INFORMATION PROVIDED:
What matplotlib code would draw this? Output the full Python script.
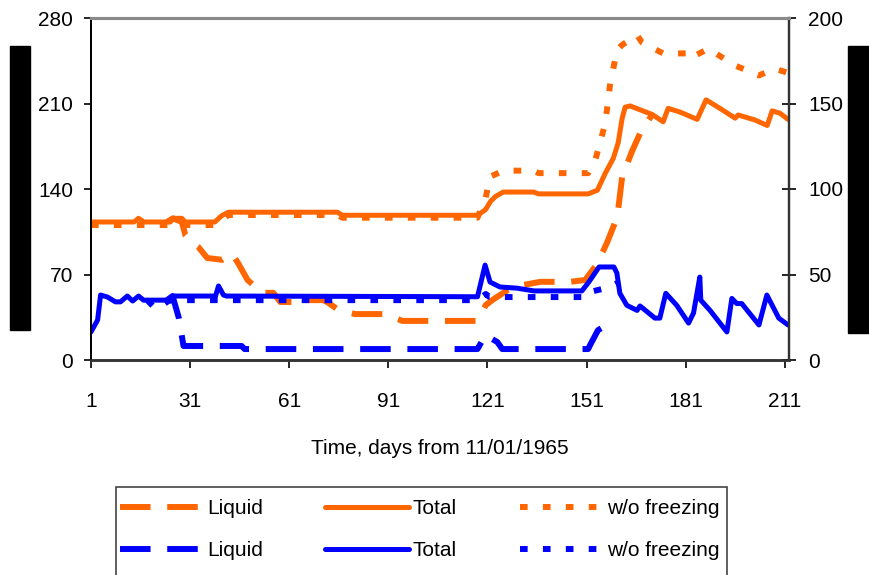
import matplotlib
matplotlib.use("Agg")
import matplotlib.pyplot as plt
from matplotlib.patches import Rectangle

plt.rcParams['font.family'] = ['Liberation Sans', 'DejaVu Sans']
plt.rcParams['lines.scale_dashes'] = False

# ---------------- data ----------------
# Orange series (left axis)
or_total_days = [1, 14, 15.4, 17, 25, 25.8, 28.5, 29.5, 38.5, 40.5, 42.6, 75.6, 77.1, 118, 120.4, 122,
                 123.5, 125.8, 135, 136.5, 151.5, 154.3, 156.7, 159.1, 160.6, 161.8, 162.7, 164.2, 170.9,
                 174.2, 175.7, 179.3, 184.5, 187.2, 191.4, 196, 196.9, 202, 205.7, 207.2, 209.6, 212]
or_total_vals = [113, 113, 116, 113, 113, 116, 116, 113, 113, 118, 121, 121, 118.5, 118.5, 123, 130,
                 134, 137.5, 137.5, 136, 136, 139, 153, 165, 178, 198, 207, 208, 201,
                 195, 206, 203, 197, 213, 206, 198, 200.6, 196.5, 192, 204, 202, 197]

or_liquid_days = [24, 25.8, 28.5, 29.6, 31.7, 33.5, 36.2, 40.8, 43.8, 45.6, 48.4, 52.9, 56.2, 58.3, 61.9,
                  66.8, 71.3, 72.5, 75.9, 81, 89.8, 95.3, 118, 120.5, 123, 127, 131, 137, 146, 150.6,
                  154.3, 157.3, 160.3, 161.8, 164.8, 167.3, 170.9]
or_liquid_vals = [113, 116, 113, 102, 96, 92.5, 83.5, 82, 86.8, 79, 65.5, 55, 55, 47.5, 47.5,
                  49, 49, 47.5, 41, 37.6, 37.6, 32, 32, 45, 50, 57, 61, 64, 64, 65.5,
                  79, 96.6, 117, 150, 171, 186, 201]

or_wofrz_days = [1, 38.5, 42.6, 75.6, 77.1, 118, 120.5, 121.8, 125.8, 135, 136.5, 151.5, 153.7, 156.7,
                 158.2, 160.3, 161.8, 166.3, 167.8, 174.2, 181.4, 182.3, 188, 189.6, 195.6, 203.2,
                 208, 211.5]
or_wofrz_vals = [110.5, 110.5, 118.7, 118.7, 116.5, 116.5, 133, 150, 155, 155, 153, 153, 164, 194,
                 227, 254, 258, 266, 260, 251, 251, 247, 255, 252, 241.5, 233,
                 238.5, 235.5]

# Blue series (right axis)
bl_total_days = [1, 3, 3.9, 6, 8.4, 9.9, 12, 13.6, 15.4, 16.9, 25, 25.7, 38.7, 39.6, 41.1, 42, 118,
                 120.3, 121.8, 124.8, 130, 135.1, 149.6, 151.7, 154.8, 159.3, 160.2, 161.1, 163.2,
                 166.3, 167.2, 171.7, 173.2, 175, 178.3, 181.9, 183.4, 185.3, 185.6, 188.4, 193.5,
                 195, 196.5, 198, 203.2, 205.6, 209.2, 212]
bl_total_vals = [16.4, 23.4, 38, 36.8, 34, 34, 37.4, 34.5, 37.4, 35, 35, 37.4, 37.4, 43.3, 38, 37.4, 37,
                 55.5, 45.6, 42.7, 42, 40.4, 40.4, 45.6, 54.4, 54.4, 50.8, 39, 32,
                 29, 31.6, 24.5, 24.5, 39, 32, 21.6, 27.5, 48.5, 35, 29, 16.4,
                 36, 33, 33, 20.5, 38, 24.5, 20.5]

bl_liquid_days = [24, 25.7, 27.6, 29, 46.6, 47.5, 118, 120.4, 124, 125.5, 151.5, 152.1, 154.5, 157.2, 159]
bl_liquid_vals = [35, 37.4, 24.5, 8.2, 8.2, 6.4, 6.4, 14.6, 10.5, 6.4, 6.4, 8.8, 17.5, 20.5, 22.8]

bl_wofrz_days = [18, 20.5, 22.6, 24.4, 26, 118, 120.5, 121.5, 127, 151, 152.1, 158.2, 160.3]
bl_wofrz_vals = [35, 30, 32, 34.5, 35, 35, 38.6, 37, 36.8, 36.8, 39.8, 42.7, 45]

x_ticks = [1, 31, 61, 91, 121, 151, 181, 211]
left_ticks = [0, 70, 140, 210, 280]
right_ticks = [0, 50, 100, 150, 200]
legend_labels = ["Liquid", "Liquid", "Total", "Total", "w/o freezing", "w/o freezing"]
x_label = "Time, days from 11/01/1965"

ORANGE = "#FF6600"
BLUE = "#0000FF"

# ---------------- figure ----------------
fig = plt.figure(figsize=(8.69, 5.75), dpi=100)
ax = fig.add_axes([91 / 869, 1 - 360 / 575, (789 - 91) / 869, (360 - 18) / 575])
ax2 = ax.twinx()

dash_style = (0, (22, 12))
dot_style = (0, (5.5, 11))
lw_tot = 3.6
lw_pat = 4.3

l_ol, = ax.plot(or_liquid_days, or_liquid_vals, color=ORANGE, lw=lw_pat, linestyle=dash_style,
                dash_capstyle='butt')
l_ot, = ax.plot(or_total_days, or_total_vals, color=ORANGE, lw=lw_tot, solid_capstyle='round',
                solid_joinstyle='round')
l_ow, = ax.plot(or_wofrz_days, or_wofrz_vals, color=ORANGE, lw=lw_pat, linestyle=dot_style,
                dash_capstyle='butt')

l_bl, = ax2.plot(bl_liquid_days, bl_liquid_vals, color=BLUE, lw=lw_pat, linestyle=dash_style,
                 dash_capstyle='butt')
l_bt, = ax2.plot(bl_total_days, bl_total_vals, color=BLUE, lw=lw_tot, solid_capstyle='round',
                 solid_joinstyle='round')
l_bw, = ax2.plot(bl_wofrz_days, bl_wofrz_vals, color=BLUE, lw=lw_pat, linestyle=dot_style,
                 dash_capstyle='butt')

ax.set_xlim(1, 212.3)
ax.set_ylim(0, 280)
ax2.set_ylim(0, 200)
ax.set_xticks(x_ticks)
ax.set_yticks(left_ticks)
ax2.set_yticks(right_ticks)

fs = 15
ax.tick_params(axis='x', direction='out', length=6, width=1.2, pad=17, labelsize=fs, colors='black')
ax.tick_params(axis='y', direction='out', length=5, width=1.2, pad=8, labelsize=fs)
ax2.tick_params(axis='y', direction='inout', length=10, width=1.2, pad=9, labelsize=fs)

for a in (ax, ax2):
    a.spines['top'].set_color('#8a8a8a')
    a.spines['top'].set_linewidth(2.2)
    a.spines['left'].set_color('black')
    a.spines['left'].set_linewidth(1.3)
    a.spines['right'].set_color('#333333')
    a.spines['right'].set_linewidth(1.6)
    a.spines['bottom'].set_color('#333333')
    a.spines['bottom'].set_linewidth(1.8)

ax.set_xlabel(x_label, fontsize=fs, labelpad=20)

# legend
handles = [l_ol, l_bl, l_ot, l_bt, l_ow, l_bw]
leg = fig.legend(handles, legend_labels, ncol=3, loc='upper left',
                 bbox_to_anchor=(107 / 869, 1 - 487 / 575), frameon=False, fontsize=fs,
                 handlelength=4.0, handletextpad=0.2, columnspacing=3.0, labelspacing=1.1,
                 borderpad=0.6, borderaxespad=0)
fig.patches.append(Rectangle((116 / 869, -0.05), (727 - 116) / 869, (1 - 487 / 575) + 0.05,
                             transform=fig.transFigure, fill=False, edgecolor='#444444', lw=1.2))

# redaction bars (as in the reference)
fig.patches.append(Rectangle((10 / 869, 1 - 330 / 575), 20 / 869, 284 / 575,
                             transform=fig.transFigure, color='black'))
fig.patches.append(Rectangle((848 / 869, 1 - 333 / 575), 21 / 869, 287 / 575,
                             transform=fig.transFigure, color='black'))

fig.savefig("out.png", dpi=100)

WHAT TO PRODUCE:
Repeat the lines exactly as they stand, from the opening line of the data through the line with "204, 202, 197]". Pictures stay out of the copy.

SOLUTION TO THE PROBLEM:
What matplotlib code would draw this? Output the full Python script.
import matplotlib
matplotlib.use("Agg")
import matplotlib.pyplot as plt
from matplotlib.patches import Rectangle

plt.rcParams['font.family'] = ['Liberation Sans', 'DejaVu Sans']
plt.rcParams['lines.scale_dashes'] = False

# ---------------- data ----------------
# Orange series (left axis)
or_total_days = [1, 14, 15.4, 17, 25, 25.8, 28.5, 29.5, 38.5, 40.5, 42.6, 75.6, 77.1, 118, 120.4, 122,
                 123.5, 125.8, 135, 136.5, 151.5, 154.3, 156.7, 159.1, 160.6, 161.8, 162.7, 164.2, 170.9,
                 174.2, 175.7, 179.3, 184.5, 187.2, 191.4, 196, 196.9, 202, 205.7, 207.2, 209.6, 212]
or_total_vals = [113, 113, 116, 113, 113, 116, 116, 113, 113, 118, 121, 121, 118.5, 118.5, 123, 130,
                 134, 137.5, 137.5, 136, 136, 139, 153, 165, 178, 198, 207, 208, 201,
                 195, 206, 203, 197, 213, 206, 198, 200.6, 196.5, 192, 204, 202, 197]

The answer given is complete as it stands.